Site information
- Type: U.S. Army post
- Controlled by: U.S. Army

Location
- Coordinates: 38°10′26″N 99°09′53″W﻿ / ﻿38.1738°N 99.1648°W

Site history
- Built: September to November 1859
- In use: September 1, 1859, to May 1860
- Materials: tents, wood, sod

Garrison information
- Past commanders: Capt. George H. Steuart, Lieut. David Bell, Capt. Henry Wessels
- Garrison: same

= Camp on Pawnee Fork =

The Camp on Pawnee Fork, later renamed Camp Alert, was founded by the U.S. Army to protect a mail station being built at a site called Pawnee Fork. This station, on the Santa Fe Trail was threatened by Kiowa and Comanche Indians who wanted the site left vacant. The first company of cavalry troops arrived Sept. 1, 1859.

On October 4, Capt. George H. Steuart arrived with seventy-five cavalrymen, possibly adding to the original force. At this time the camp received its first name, Camp on Pawnee Fork. The Army found the site of the Camp very suitable for its escort protection needs, as it was located on an isolated stretch of the Santa Fe Trail. Steuart was to protect the mail station, escort mail trains along about a 140 mi stretch of the Santa Fe Trail and Lieut. David Bell, was reduced to thirty men.

Since Bell had fewer horses, his force was not able to escort all the mail coaches.
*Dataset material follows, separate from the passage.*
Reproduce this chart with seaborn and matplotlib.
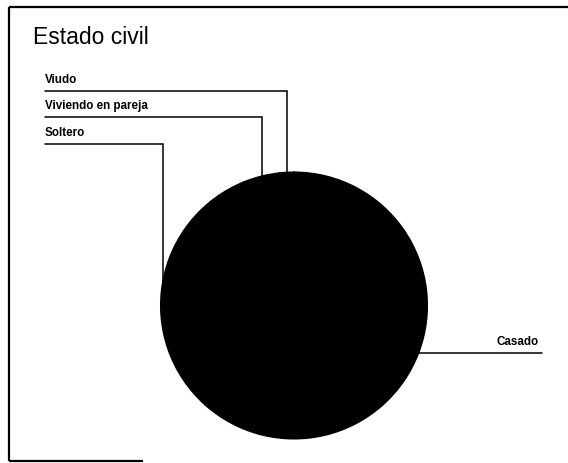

The men spent much time remaining alert for unfriendly Indians and because of this, the name of the post was changed to Camp Alert on February 1, 1860. On May 4 Capt. Henry Wessels, the new post commander, arrived with more troops, increasing garrison to 160 men. Wessels looked for a better site for the post and moved it 3 mi upstream, to the west. On May 29 the post was renamed Fort Larned. The old site of Camp Alert was never again used.